--- Exercise instructions ---
Could you write out the records below exactly as they appear, leaving out any pictures?

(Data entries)
++++

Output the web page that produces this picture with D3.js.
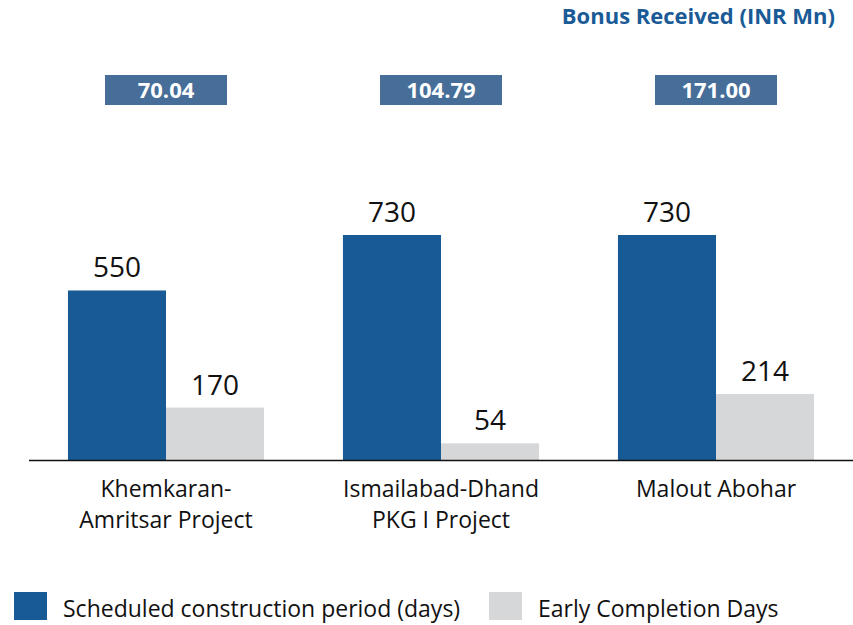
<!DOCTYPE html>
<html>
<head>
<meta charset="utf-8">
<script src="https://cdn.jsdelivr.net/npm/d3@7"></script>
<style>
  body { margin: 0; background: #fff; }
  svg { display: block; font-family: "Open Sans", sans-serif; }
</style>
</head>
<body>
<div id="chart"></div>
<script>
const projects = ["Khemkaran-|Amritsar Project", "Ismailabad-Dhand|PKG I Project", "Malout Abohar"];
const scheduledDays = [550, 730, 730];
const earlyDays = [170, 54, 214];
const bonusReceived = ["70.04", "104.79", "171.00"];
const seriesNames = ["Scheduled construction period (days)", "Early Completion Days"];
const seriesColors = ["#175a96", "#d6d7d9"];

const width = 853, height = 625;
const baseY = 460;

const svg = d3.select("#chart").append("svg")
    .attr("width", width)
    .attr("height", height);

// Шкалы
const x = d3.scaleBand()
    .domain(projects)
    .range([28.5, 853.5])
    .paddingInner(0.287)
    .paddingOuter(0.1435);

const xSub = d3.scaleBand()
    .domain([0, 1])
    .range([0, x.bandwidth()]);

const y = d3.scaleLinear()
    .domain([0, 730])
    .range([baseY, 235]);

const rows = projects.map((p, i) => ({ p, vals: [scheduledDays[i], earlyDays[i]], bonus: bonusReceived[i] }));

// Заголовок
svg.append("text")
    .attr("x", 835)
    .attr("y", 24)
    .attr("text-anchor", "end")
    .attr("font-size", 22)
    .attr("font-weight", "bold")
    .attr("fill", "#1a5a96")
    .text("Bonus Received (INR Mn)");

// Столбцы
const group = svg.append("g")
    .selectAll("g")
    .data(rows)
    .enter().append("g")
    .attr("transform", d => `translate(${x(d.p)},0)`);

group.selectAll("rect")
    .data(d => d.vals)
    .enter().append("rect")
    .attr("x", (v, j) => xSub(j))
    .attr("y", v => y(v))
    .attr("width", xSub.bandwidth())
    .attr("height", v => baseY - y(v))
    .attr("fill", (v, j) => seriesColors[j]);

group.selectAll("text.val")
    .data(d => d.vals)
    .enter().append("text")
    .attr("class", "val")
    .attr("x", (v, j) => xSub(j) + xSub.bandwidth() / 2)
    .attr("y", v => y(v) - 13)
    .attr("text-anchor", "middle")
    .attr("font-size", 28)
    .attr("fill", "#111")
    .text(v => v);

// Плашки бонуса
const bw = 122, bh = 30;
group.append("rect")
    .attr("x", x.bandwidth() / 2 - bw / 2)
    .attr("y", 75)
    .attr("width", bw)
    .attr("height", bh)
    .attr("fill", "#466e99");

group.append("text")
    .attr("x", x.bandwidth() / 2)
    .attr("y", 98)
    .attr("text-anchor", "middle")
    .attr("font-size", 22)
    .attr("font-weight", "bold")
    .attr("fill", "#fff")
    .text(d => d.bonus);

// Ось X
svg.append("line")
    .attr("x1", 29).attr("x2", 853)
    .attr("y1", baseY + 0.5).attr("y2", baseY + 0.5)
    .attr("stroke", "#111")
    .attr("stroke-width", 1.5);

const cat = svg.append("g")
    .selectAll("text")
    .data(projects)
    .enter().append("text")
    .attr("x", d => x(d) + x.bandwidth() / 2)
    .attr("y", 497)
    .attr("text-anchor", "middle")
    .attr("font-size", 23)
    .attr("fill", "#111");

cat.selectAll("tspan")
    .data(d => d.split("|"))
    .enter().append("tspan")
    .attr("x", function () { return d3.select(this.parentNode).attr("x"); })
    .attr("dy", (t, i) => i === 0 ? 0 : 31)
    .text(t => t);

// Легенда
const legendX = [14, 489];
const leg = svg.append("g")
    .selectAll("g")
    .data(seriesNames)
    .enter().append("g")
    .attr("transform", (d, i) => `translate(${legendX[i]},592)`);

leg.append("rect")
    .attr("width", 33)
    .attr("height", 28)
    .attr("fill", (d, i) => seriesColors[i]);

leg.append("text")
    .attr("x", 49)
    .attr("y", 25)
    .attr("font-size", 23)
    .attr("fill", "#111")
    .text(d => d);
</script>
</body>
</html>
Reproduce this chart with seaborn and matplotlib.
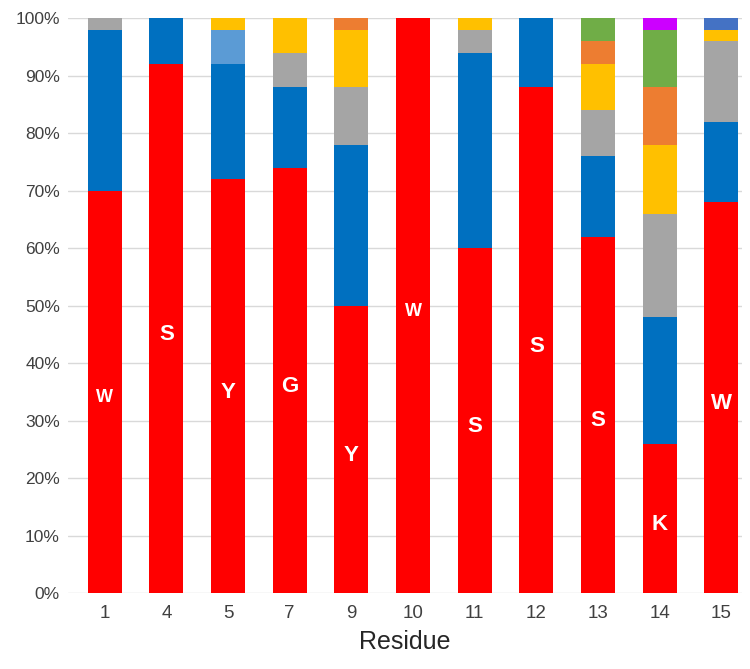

++++

--- Result ---
Output the web page that produces this picture with D3.js.
<!DOCTYPE html>
<html>
<head>
<meta charset="utf-8">
<script src="https://cdn.jsdelivr.net/npm/d3@7"></script>
<style>
  body { margin: 0; background: #fff; }
  svg { display: block; font-family: "Open Sans", sans-serif; }
</style>
</head>
<body>
<div id="chart"></div>
<script>
const projects = ["Khemkaran-|Amritsar Project", "Ismailabad-Dhand|PKG I Project", "Malout Abohar"];
const scheduledDays = [550, 730, 730];
const earlyDays = [170, 54, 214];
const bonusReceived = ["70.04", "104.79", "171.00"];
const seriesNames = ["Scheduled construction period (days)", "Early Completion Days"];
const seriesColors = ["#175a96", "#d6d7d9"];

const width = 853, height = 625;
const baseY = 460;

const svg = d3.select("#chart").append("svg")
    .attr("width", width)
    .attr("height", height);

// Шкалы
const x = d3.scaleBand()
    .domain(projects)
    .range([28.5, 853.5])
    .paddingInner(0.287)
    .paddingOuter(0.1435);

const xSub = d3.scaleBand()
    .domain([0, 1])
    .range([0, x.bandwidth()]);

const y = d3.scaleLinear()
    .domain([0, 730])
    .range([baseY, 235]);

const rows = projects.map((p, i) => ({ p, vals: [scheduledDays[i], earlyDays[i]], bonus: bonusReceived[i] }));

// Заголовок
svg.append("text")
    .attr("x", 835)
    .attr("y", 24)
    .attr("text-anchor", "end")
    .attr("font-size", 22)
    .attr("font-weight", "bold")
    .attr("fill", "#1a5a96")
    .text("Bonus Received (INR Mn)");

// Столбцы
const group = svg.append("g")
    .selectAll("g")
    .data(rows)
    .enter().append("g")
    .attr("transform", d => `translate(${x(d.p)},0)`);

group.selectAll("rect")
    .data(d => d.vals)
    .enter().append("rect")
    .attr("x", (v, j) => xSub(j))
    .attr("y", v => y(v))
    .attr("width", xSub.bandwidth())
    .attr("height", v => baseY - y(v))
    .attr("fill", (v, j) => seriesColors[j]);

group.selectAll("text.val")
    .data(d => d.vals)
    .enter().append("text")
    .attr("class", "val")
    .attr("x", (v, j) => xSub(j) + xSub.bandwidth() / 2)
    .attr("y", v => y(v) - 13)
    .attr("text-anchor", "middle")
    .attr("font-size", 28)
    .attr("fill", "#111")
    .text(v => v);

// Плашки бонуса
const bw = 122, bh = 30;
group.append("rect")
    .attr("x", x.bandwidth() / 2 - bw / 2)
    .attr("y", 75)
    .attr("width", bw)
    .attr("height", bh)
    .attr("fill", "#466e99");

group.append("text")
    .attr("x", x.bandwidth() / 2)
    .attr("y", 98)
    .attr("text-anchor", "middle")
    .attr("font-size", 22)
    .attr("font-weight", "bold")
    .attr("fill", "#fff")
    .text(d => d.bonus);

// Ось X
svg.append("line")
    .attr("x1", 29).attr("x2", 853)
    .attr("y1", baseY + 0.5).attr("y2", baseY + 0.5)
    .attr("stroke", "#111")
    .attr("stroke-width", 1.5);

const cat = svg.append("g")
    .selectAll("text")
    .data(projects)
    .enter().append("text")
    .attr("x", d => x(d) + x.bandwidth() / 2)
    .attr("y", 497)
    .attr("text-anchor", "middle")
    .attr("font-size", 23)
    .attr("fill", "#111");

cat.selectAll("tspan")
    .data(d => d.split("|"))
    .enter().append("tspan")
    .attr("x", function () { return d3.select(this.parentNode).attr("x"); })
    .attr("dy", (t, i) => i === 0 ? 0 : 31)
    .text(t => t);

// Легенда
const legendX = [14, 489];
const leg = svg.append("g")
    .selectAll("g")
    .data(seriesNames)
    .enter().append("g")
    .attr("transform", (d, i) => `translate(${legendX[i]},592)`);

leg.append("rect")
    .attr("width", 33)
    .attr("height", 28)
    .attr("fill", (d, i) => seriesColors[i]);

leg.append("text")
    .attr("x", 49)
    .attr("y", 25)
    .attr("font-size", 23)
    .attr("fill", "#111")
    .text(d => d);
</script>
</body>
</html>
Reproduce this chart with seaborn and matplotlib.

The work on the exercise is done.